The passing sands of time have made the relationship between Rwanda and Uganda difficult. What was hoped to be a short stint of resolvable matters has now morphed into a bigger, deeper and wider face-off.
Each week, fresh revelations have exposed the real play behind curtains in the theatre of relations between what many call ‘brotherly states’.
It has left, for the citizens on both sides, a tonne of questions and for Ugandans mostly, a tonne of unanswered ones.
I want to be able to speak brazenly, in this column, about the stand-off.
And perhaps start there. That calling it a ‘stand-off’ is very reductionist in and of itself. The dictionary reserves ‘stand-off’ for situations in an argument where agreement does not seem possible.
In the Rwanda-Uganda case, the ‘issues’ seem resolvable, both heads of state have confirmed as much, and yet, like a stench that won’t go away, they remain plastered on the cracks of the two countries.
Uganda accuses Rwanda of infiltration of it’s key security agencies. Officials from Uganda haven’t elaborated much on this but what they mean, and this is from my gathering from different sources, is that Rwandan security officials had direct and indirect contact with key strategic security bosses in the Ugandan establishment who often offered information outside of the state established systems. I’m also aware that through routine security reshuffles many of the people whom Uganda had core evidence on for this purpose have since been removed or reassigned.
That first allegation provides ‘basis’ for the second issue of the ‘stand-off’
That of arrested Rwandans.
Uganda maintains that the arrested Rwandans, a number not clear, were ‘infiltrators’ into the Ugandan security establishment. That would place them in the direct line of espionage charges – which haven’t been preferred. It is however the nature of the state, in high profile cases, to take long in arriving at charges or even prosecute them to logical conclusion so the very nature of the state might frustrate talks.

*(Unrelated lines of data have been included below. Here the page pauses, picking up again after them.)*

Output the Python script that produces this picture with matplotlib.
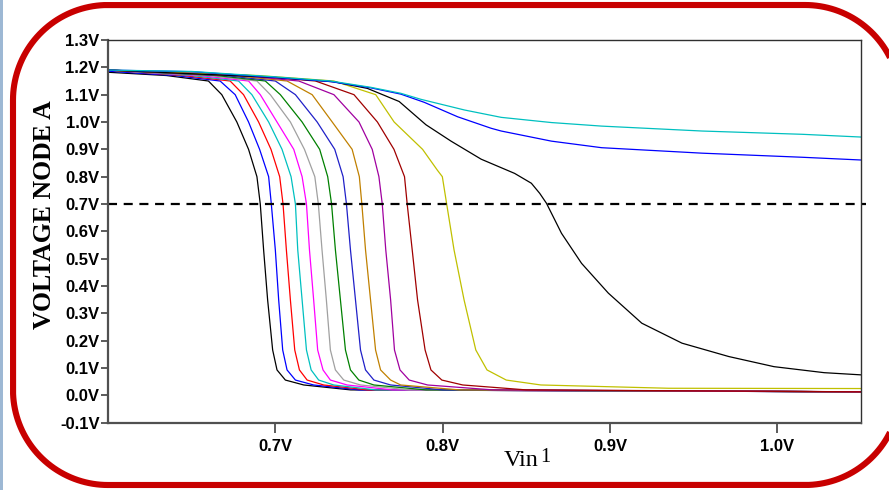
import matplotlib
matplotlib.use('Agg')
import numpy as np
import matplotlib.pyplot as plt
from matplotlib.lines import Line2D
from matplotlib.patches import Rectangle
from matplotlib.transforms import IdentityTransform

# level set shared by the steep transfer curves (V at node A)
lv = [1.17, 1.15, 1.10, 1.00, 0.90, 0.80, 0.70, 0.532, 0.349, 0.166, 0.093, 0.056, 0.038, 0.02, 0.013]

# Vin where each steep curve reaches the levels above (first point is Vin=0.6)
x_black = [0.600, 0.635, 0.660, 0.668, 0.677, 0.684, 0.689, 0.691, 0.693, 0.6954, 0.6984, 0.701, 0.706, 0.717, 0.745, 1.05]
x_blue = [0.600, 0.640, 0.667, 0.676, 0.684, 0.6906, 0.696, 0.6976, 0.700, 0.702, 0.7044, 0.707, 0.712, 0.7229, 0.750, 1.05]
x_red = [0.600, 0.645, 0.673, 0.681, 0.690, 0.6974, 0.7026, 0.7046, 0.7066, 0.7090, 0.7116, 0.7144, 0.7190, 0.7289, 0.755, 1.05]
x_cyan = [0.600, 0.650, 0.678, 0.686, 0.696, 0.704, 0.7094, 0.7120, 0.7134, 0.7160, 0.7186, 0.7214, 0.7259, 0.7349, 0.760, 1.05]
x_magenta = [0.600, 0.655, 0.684, 0.691, 0.701, 0.711, 0.716, 0.7186, 0.7204, 0.7229, 0.7253, 0.7285, 0.7329, 0.7429, 0.770, 1.05]
x_gray = [0.600, 0.660, 0.689, 0.697, 0.709, 0.7174, 0.7236, 0.7257, 0.7279, 0.7305, 0.7329, 0.7359, 0.7409, 0.7509, 0.780, 1.05]
x_green = [0.600, 0.665, 0.694, 0.703, 0.716, 0.7265, 0.7313, 0.7336, 0.7359, 0.7389, 0.7419, 0.7449, 0.7499, 0.7589, 0.790, 1.05]
x_blue2 = [0.600, 0.670, 0.700, 0.712, 0.725, 0.7355, 0.7405, 0.7425, 0.7449, 0.7479, 0.7509, 0.7539, 0.7589, 0.7689, 0.800, 1.05]
x_gold = [0.600, 0.675, 0.707, 0.722, 0.734, 0.7459, 0.7502, 0.7517, 0.7539, 0.7569, 0.7599, 0.7629, 0.7689, 0.7749, 0.810, 1.05]
x_purple = [0.600, 0.680, 0.714, 0.735, 0.750, 0.7579, 0.7619, 0.7639, 0.7660, 0.7689, 0.7712, 0.7745, 0.7800, 0.7910, 0.830, 1.05]
x_maroon = [0.600, 0.685, 0.724, 0.747, 0.761, 0.7709, 0.7772, 0.7788, 0.7818, 0.7850, 0.7895, 0.7930, 0.7995, 0.8120, 0.850, 1.05]
start_v = [1.182, 1.186, 1.19, 1.19, 1.19, 1.19, 1.19, 1.19, 1.19, 1.19, 1.19]

# slower curves
x_yellow = [0.600, 0.690, 0.735, 0.760, 0.771, 0.788, 0.7968, 0.7998, 0.8024, 0.8068, 0.8128, 0.8198, 0.8265, 0.838, 0.8587, 0.935, 1.05]
y_yellow = [1.19, 1.17, 1.15, 1.10, 1.00, 0.90, 0.824, 0.80, 0.70, 0.532, 0.349, 0.166, 0.093, 0.056, 0.038, 0.026, 0.025]
x_black2 = [0.600, 0.700, 0.735, 0.755, 0.774, 0.790, 0.805, 0.823, 0.843, 0.853, 0.858, 0.862, 0.867, 0.871, 0.883, 0.899, 0.919, 0.943, 0.971, 0.998, 1.028, 1.05]
y_black2 = [1.19, 1.163, 1.147, 1.123, 1.075, 0.99, 0.93, 0.864, 0.812, 0.776, 0.739, 0.703, 0.642, 0.593, 0.483, 0.374, 0.264, 0.191, 0.142, 0.105, 0.083, 0.075]
x_blueflat = [0.600, 0.650, 0.700, 0.733, 0.757, 0.775, 0.789, 0.809, 0.829, 0.835, 0.865, 0.895, 0.955, 1.015, 1.05]
y_blueflat = [1.19, 1.184, 1.163, 1.148, 1.125, 1.102, 1.072, 1.019, 0.977, 0.967, 0.93, 0.906, 0.886, 0.871, 0.861]
x_cyantop = [0.600, 0.650, 0.700, 0.733, 0.757, 0.775, 0.787, 0.813, 0.835, 0.865, 0.895, 0.955, 1.015, 1.05]
y_cyantop = [1.19, 1.185, 1.165, 1.15, 1.127, 1.105, 1.083, 1.044, 1.017, 0.998, 0.985, 0.967, 0.955, 0.945]

steep = [x_black, x_blue, x_red, x_cyan, x_magenta, x_gray, x_green,
         x_blue2, x_gold, x_purple, x_maroon]
steep_colors = ['#000000', '#0000ff', '#ff0000', '#00c0c0', '#ff00ff', '#a0a0a0',
                '#008000', '#2020c8', '#c08000', '#a000a0', '#a00000']

yticks = [-0.1, 0.0, 0.1, 0.2, 0.3, 0.4, 0.5, 0.6, 0.7, 0.8, 0.9, 1.0, 1.1, 1.2, 1.3]
xticks = [0.7, 0.8, 0.9, 1.0]
threshold = 0.7

plt.rcParams['lines.scale_dashes'] = False
fig = plt.figure(figsize=(8.89, 4.9), dpi=100)
fig.patch.set_facecolor('white')

# slide frame in output pixels, y up; the right side runs off the slide
px = IdentityTransform()
fig.add_artist(Rectangle((0, 0), 3, 490, transform=px,
                         facecolor='#9db8d4', edgecolor='none'))
left, right, bottom, top, r = 13, 900, 5, 485, 95
t = np.linspace(0, np.pi / 2, 40)
fx, fy = [], []
for cx, cy, a0 in [(right - r, top - r, 0.0), (left + r, top - r, np.pi / 2),
                   (left + r, bottom + r, np.pi), (right - r, bottom + r, 1.5 * np.pi)]:
    fx += list(cx + r * np.cos(a0 + t))
    fy += list(cy + r * np.sin(a0 + t))
fx.append(fx[0])
fy.append(fy[0])
fx = np.array(fx)
fy = np.array(fy)
fx[fx > 893] = np.nan
fig.add_artist(Line2D(fx, fy, transform=px, color='#c80000', lw=4.4,
                      solid_capstyle='butt', solid_joinstyle='round'))

ax = fig.add_axes([108 / 889, 1 - 422.7 / 490, 753 / 889, 382.7 / 490])

for xs, s, c in zip(steep, start_v, steep_colors):
    ax.plot(xs, [s] + lv, color=c, lw=0.9)
ax.plot(x_yellow, y_yellow, color='#c0c000', lw=0.9)
ax.plot(x_black2, y_black2, color='#000000', lw=0.9)
ax.plot(x_blueflat, y_blueflat, color='#0000ff', lw=0.9)
ax.plot(x_cyantop, y_cyantop, color='#00c0c0', lw=0.9)

ax.plot([0.6, 1.053], [threshold, threshold], color='black', lw=1.6,
        dashes=(6.5, 4.8), clip_on=False)

ax.set_xlim(0.6, 1.05)
ax.set_ylim(-0.1, 1.3)
ax.set_yticks(yticks)
ax.set_yticklabels(['%.1fV' % v for v in yticks])
ax.set_xticks(xticks)
ax.set_xticklabels(['%.1fV' % v for v in xticks])

for lab in ax.get_yticklabels() + ax.get_xticklabels():
    lab.set_family('Liberation Sans')
    lab.set_fontweight('bold')
    lab.set_fontsize(12)
ax.tick_params(axis='y', direction='out', length=5, width=1.2, color='#404040', pad=1)
ax.tick_params(axis='x', direction='out', length=7, width=1.2, color='#404040', pad=5)

for side in ['left', 'bottom']:
    ax.spines[side].set_color('#505050')
    ax.spines[side].set_linewidth(1.6)
for side in ['top', 'right']:
    ax.spines[side].set_color('#303030')
    ax.spines[side].set_linewidth(1.0)

fig.text(45 / 889, 1 - 215 / 490, 'VOLTAGE NODE A', rotation=90, ha='center', va='center',
         family='Liberation Serif', fontweight='bold', fontsize=18.5)
fig.text(504 / 889, 1 - 466 / 490, 'Vin', ha='left', va='baseline',
         family='Liberation Serif', fontsize=17.5)
fig.text(540 / 889, 1 - 462 / 490, '1', ha='left', va='baseline',
         family='Liberation Serif', fontsize=14.5)

fig.savefig('out.png', dpi=100)
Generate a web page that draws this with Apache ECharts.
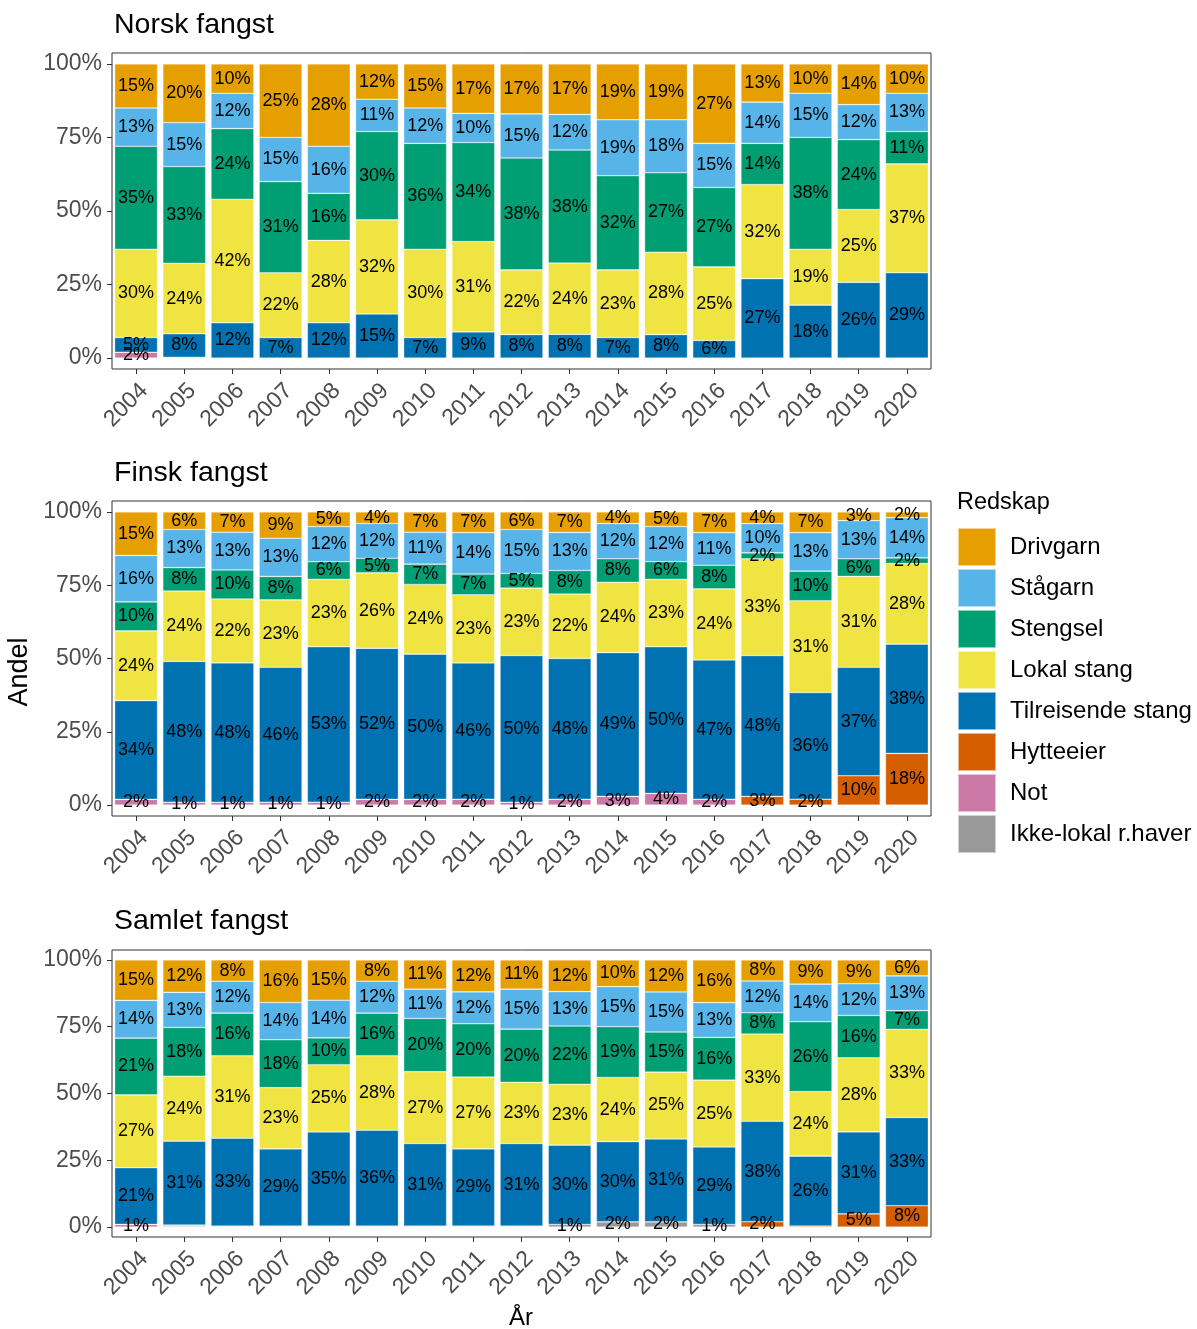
<!DOCTYPE html>
<html><head><meta charset="utf-8">
<script src="https://cdn.jsdelivr.net/npm/echarts@6/dist/echarts.min.js"></script>
<style>html,body{margin:0;padding:0;background:#fff}#c{width:1197px;height:1329px}</style>
</head><body><div id="c"></div>
<script>
const years = ['2004','2005','2006','2007','2008','2009','2010','2011','2012','2013','2014','2015','2016','2017','2018','2019','2020'];
const gearNames = ['Drivgarn','Stågarn','Stengsel','Lokal stang','Tilreisende stang','Hytteeier','Not','Ikke-lokal r.haver'];
const gearColors = ['#E69F00','#56B4E9','#009E73','#F0E442','#0072B2','#D55E00','#CC79A7','#999999'];
const panelTitles = ['Norsk fangst','Finsk fangst','Samlet fangst'];
const yTickValues = [0, 0.25, 0.5, 0.75, 1];

// Norsk fangst (percent)
const norskDrivgarn   = [15,20,10,25,28,12,15,17,17,17,19,19,27,13,10,14,10];
const norskStagarn    = [13,15,12,15,16,11,12,10,15,12,19,18,15,14,15,12,13];
const norskStengsel   = [35,33,24,31,16,30,36,34,38,38,32,27,27,14,38,24,11];
const norskLokal      = [30,24,42,22,28,32,30,31,22,24,23,28,25,32,19,25,37];
const norskTilreisende= [5,8,12,7,12,15,7,9,8,8,7,8,6,27,18,26,29];
const norskHytteeier  = [0,0,0,0,0,0,0,0,0,0,0,0,0,0,0,0,0];
const norskNot        = [2,0.3,0,0,0,0,0,0,0,0,0,0,0,0,0,0,0];
const norskIkkeLokal  = [0,0,0,0,0,0,0,0,0,0,0,0,0,0,0,0,0];

// Finsk fangst (percent)
const finskDrivgarn   = [15,6,7,9,5,4,7,7,6,7,4,5,7,4,7,3,2];
const finskStagarn    = [16,13,13,13,12,12,11,14,15,13,12,12,11,10,13,13,14];
const finskStengsel   = [10,8,10,8,6,5,7,7,5,8,8,6,8,2,10,6,2];
const finskLokal      = [24,24,22,23,23,26,24,23,23,22,24,23,24,33,31,31,28];
const finskTilreisende= [34,48,48,46,53,52,50,46,50,48,49,50,47,48,36,37,38];
const finskHytteeier  = [0,0,0,0,0,0,0,0,0,0,0,0,0,3,2,10,18];
const finskNot        = [2,1,1,1,1,2,2,2,1,2,3,4,2,0,0,0,0];
const finskIkkeLokal  = [0,0,0,0,0,0,0,0,0,0,0,0,0,0,0,0,0];

// Samlet fangst (percent)
const samletDrivgarn   = [15,12,8,16,15,8,11,12,11,12,10,12,16,8,9,9,6];
const samletStagarn    = [14,13,12,14,14,12,11,12,15,13,15,15,13,12,14,12,13];
const samletStengsel   = [21,18,16,18,10,16,20,20,20,22,19,15,16,8,26,16,7];
const samletLokal      = [27,24,31,23,25,28,27,27,23,23,24,25,25,33,24,28,33];
const samletTilreisende= [21,31,33,29,35,36,31,29,31,30,30,31,29,38,26,31,33];
const samletHytteeier  = [0,0,0,0,0,0,0,0,0,0,0,0,0,2,0.4,5,8];
const samletNot        = [1,0.4,0,0,0,0,0,0,0,0,0,0,0,0,0,0,0];
const samletIkkeLokal  = [0,0.4,0.4,0.4,0.4,0.4,0.4,0.4,0.4,1,2,2,1,0,0,0,0];

const panels = [
  [norskDrivgarn,norskStagarn,norskStengsel,norskLokal,norskTilreisende,norskHytteeier,norskNot,norskIkkeLokal],
  [finskDrivgarn,finskStagarn,finskStengsel,finskLokal,finskTilreisende,finskHytteeier,finskNot,finskIkkeLokal],
  [samletDrivgarn,samletStagarn,samletStengsel,samletLokal,samletTilreisende,samletHytteeier,samletNot,samletIkkeLokal]
];

const FONT = "'Liberation Sans', Arial, sans-serif";
const gridBoxes = [
  {left:112, width:819, top:53, height:316},
  {left:112, width:819, top:501, height:315},
  {left:112, width:819, top:950, height:287}
];
const titleY = [25, 473, 921];

const grids = [], xAxes = [], yAxes = [], series = [];
panels.forEach((panel, p) => {
  grids.push(Object.assign({show:true, borderColor:'#333', borderWidth:1, backgroundColor:'transparent'}, gridBoxes[p]));
  xAxes.push({
    type:'category', gridIndex:p, data:years,
    axisLine:{show:false, onZero:false},
    axisTick:{show:true, alignWithLabel:true, length:5, lineStyle:{color:'#333'}},
    axisLabel:{rotate:45, interval:0, fontSize:23, color:'#4D4D4D', fontFamily:FONT, margin:10,
      align:'right', verticalAlign:'top'}
  });
  yAxes.push({
    type:'value', gridIndex:p, min:-0.037, max:1.037,
    axisLine:{show:false},
    splitLine:{show:false},
    axisTick:{show:true, length:5, customValues:yTickValues, lineStyle:{color:'#333'}},
    axisLabel:{customValues:yTickValues, fontSize:23, color:'#4D4D4D', fontFamily:FONT, margin:10,
      formatter:v => Math.round(v*100)+'%'}
  });
  const totals = years.map((_, i) => panel.reduce((s, arr) => s + arr[i], 0));
  // stack bottom to top
  for (let k = gearNames.length - 1; k >= 0; k--) {
    const raw = panel[k];
    series.push({
      type:'bar', name:gearNames[k], xAxisIndex:p, yAxisIndex:p, stack:'s'+p,
      barWidth:'89%',
      itemStyle:{color:gearColors[k], borderColor:'rgba(255,255,255,0.55)', borderWidth:0.6},
      label:{show:true, position:'inside', fontSize:18, color:'#000', fontFamily:FONT,
        formatter:prm => { const r = Math.round(raw[prm.dataIndex]); return r >= 1 ? r+'%' : ''; }},
      emphasis:{disabled:true},
      data: raw.map((v, i) => v / totals[i])
    });
  }
});

const graphics = panelTitles.map((t, i) => ({
  type:'text', x:114, y:titleY[i],
  style:{text:t, fontSize:28.5, fontFamily:FONT, fill:'#000', align:'left', verticalAlign:'middle'}
}));
graphics.push({type:'text', x:957, y:503, style:{text:'Redskap', fontSize:23.5, fontFamily:FONT, fill:'#000', align:'left', verticalAlign:'middle'}});
graphics.push({type:'text', x:20, y:672, rotation:Math.PI/2,
  style:{text:'Andel', fontSize:27, fontFamily:FONT, fill:'#000', align:'center', verticalAlign:'middle'}});
graphics.push({type:'text', x:521, y:1318,
  style:{text:'År', fontSize:24, fontFamily:FONT, fill:'#000', align:'center', verticalAlign:'middle'}});

const chart = echarts.init(document.getElementById('c'), null, {renderer:'canvas'});
chart.setOption({
  animation:false,
  backgroundColor:'#fff',
  grid:grids, xAxis:xAxes, yAxis:yAxes, series:series,
  legend:{
    data:gearNames, orient:'vertical', left:957, top:527, padding:0,
    itemWidth:38, itemHeight:38, itemGap:1, icon:'rect', selectedMode:false,
    textStyle:{fontSize:24, color:'#000', fontFamily:FONT, padding:[0,0,0,9]}
  },
  graphic:graphics
});
</script></body></html>
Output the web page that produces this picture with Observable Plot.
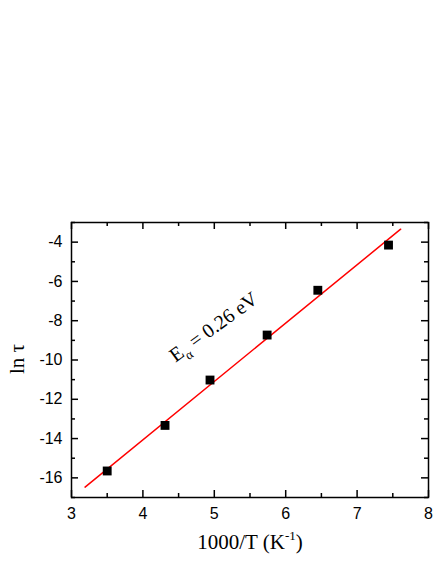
<!DOCTYPE html>
<html><head><meta charset="utf-8">
<script src="https://cdn.jsdelivr.net/npm/d3@7"></script>
<script src="https://cdn.jsdelivr.net/npm/@observablehq/plot@0.6"></script>
<style>body{margin:0;background:#fff}</style>
</head><body><div id="chart"></div>
<script>
// Data
const invT = [3.50, 4.31, 4.94, 5.74, 6.45, 7.44];          // 1000/T (K^-1)
const lnTau = [-15.65, -13.33, -11.02, -8.73, -6.45, -4.15];  // ln tau
const fitX = [3.19, 7.61];    // fitted line end points
const fitY = [-16.47, -3.34];
const xMajor = [3, 4, 5, 6, 7, 8];
const xMinor = [3.5, 4.5, 5.5, 6.5, 7.5];
const yMajor = [-16, -14, -12, -10, -8, -6, -4];
const yMinor = [-17, -15, -13, -11, -9, -7, -5, -3];
const annotText = ["Eα = 0.26 eV"];
const annotX = [4.99];
const annotY = [-8.32];
const xLabel = "1000/T (K-1)";
const yLabel = "ln τ";

const W = 436, H = 564;
const mL = 71, mR = 8, mT = 222, mB = 67;
const plotW = W - mL - mR, plotH = H - mT - mB;
const majLen = 7, minLen = 4;

const points = invT.map((x, i) => ({x, y: lnTau[i]}));
const fit = fitX.map((x, i) => ({x, y: fitY[i]}));

const tickStyle = {stroke: "black", strokeWidth: 1.5};
const serif = "Liberation Serif, Times New Roman, serif";
const sans = "Liberation Sans, Arial, sans-serif";

const chart = Plot.plot({
  width: W, height: H,
  marginLeft: mL, marginRight: mR, marginTop: mT, marginBottom: mB,
  style: {background: "white", overflow: "visible"},
  x: {domain: [3, 8]},
  y: {domain: [-17, -3]},
  marks: [
    // tick labels
    Plot.axisX({ticks: xMajor, tickSize: 0, tickPadding: 10, tickFormat: d => String(d),
      fontSize: 16, fontFamily: sans, label: null, fill: "black"}),
    Plot.axisY({ticks: yMajor, tickSize: 0, tickPadding: 9, tickFormat: d => String(d),
      fontSize: 16, fontFamily: sans, label: null, fill: "black"}),
    // inward ticks on all sides
    Plot.tickX(xMajor, {x: d => d, insetTop: plotH - majLen, ...tickStyle}),
    Plot.tickX(xMinor, {x: d => d, insetTop: plotH - minLen, ...tickStyle}),
    Plot.tickX(xMajor, {x: d => d, insetBottom: plotH - majLen, ...tickStyle}),
    Plot.tickX(xMinor, {x: d => d, insetBottom: plotH - minLen, ...tickStyle}),
    Plot.tickY(yMajor, {y: d => d, insetRight: plotW - majLen, ...tickStyle}),
    Plot.tickY(yMinor, {y: d => d, insetRight: plotW - minLen, ...tickStyle}),
    Plot.tickY(yMajor, {y: d => d, insetLeft: plotW - majLen, ...tickStyle}),
    Plot.tickY(yMinor, {y: d => d, insetLeft: plotW - minLen, ...tickStyle}),
    Plot.frame({stroke: "black", strokeWidth: 1.5}),
    // fit line
    Plot.line(fit, {x: "x", y: "y", stroke: "#ff0000", strokeWidth: 1.5}),
    // data
    Plot.dot(points, {x: "x", y: "y", symbol: "square", r: 5, fill: "black", stroke: "none"}),
    // annotation
    Plot.text(annotText, {x: annotX, y: annotY, text: d => d, rotate: -36,
      fontSize: 20, fontFamily: serif, fill: "black"}),
    // axis titles
    Plot.text([xLabel], {frameAnchor: "bottom", dy: 51, text: d => d, fontSize: 21,
      fontFamily: serif, fill: "black"}),
    Plot.text([yLabel], {frameAnchor: "left", dx: -54, dy: 14, rotate: -90, text: d => d, fontSize: 21,
      fontFamily: serif, fill: "black"})
  ]
});
document.getElementById("chart").append(chart);

// sub/superscripts
const svg = d3.select(chart);
const byText = s => svg.selectAll("text").filter(function () { return this.textContent === s; });
const a = byText(annotText[0]);
a.text(null);
a.append("tspan").text("E");
a.append("tspan").attr("font-size", 13).attr("dy", 6).text("α");
a.append("tspan").attr("dy", -6).text(" = 0.26 eV");
const xl = byText(xLabel);
xl.text(null);
xl.append("tspan").text("1000/T (K");
xl.append("tspan").attr("font-size", 13).attr("dy", -9).text("-1");
xl.append("tspan").attr("dy", 9).text(")");
</script>
</body></html>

Rwanda however insists the arrested are citizens who were on regular travel to Uganda. In July, the Rwandan government provided a list of 40 people whom they said were in Ugandan detention. Uganda promised and committed to verifying the list. It still, to date, remains a sticking issue.
To note it’s seriousness, Rwanda released a travel advisory warning Rwandans over traveling to Uganda. Rwanda has also closed it’s closest border in Gatuna as an effect of the hostilities.
Rwanda has accused Uganda of meeting with and being linked to groups hostile to the establishment in Kigali – and Rwandan people. These groups are the FDLR & RNC. The meetings, they say, have been so high up as to include the head of state. An allegation that Museveni confirmed in a letter but proceeded to add that the meeting was ‘accidental’ and that in that meeting he declined to support the RNC.
This reason, atleast by press reports of sites linked to the Rwandan establishment has not been believed. It will also hardly get believability. Just like in the same vein, all explanations from Rwanda about infiltration of Uganda’s security will not be believed.
The climate of trust amongst the two heads of state – and now by extension, their officials – has broken down to near irretrievable levels. You could see it in Munyonyo as the two ministers addressed the press after hours of talks.
A public onslaught of propaganda championed through news sites in both Uganda and Rwanda has taken root. Both countries have blocked access to news sites that carry this propaganda in their countries which leaves the primary beneficiary of it as the citizens. Each passing day, more and more citizens get radicalized with partial truths, untruths and even brazen lies.
To fix this will be a tall order but surely, nothing in the long or short run benefits either country by having a hostile atmosphere. My firm belief, as is for many that cannot speak, is that a quick amicable resolution of this conflict is the best outcome amongst all other outcomes and pursuing it, however hard it may look like now, is the most logical and beneficial route to take.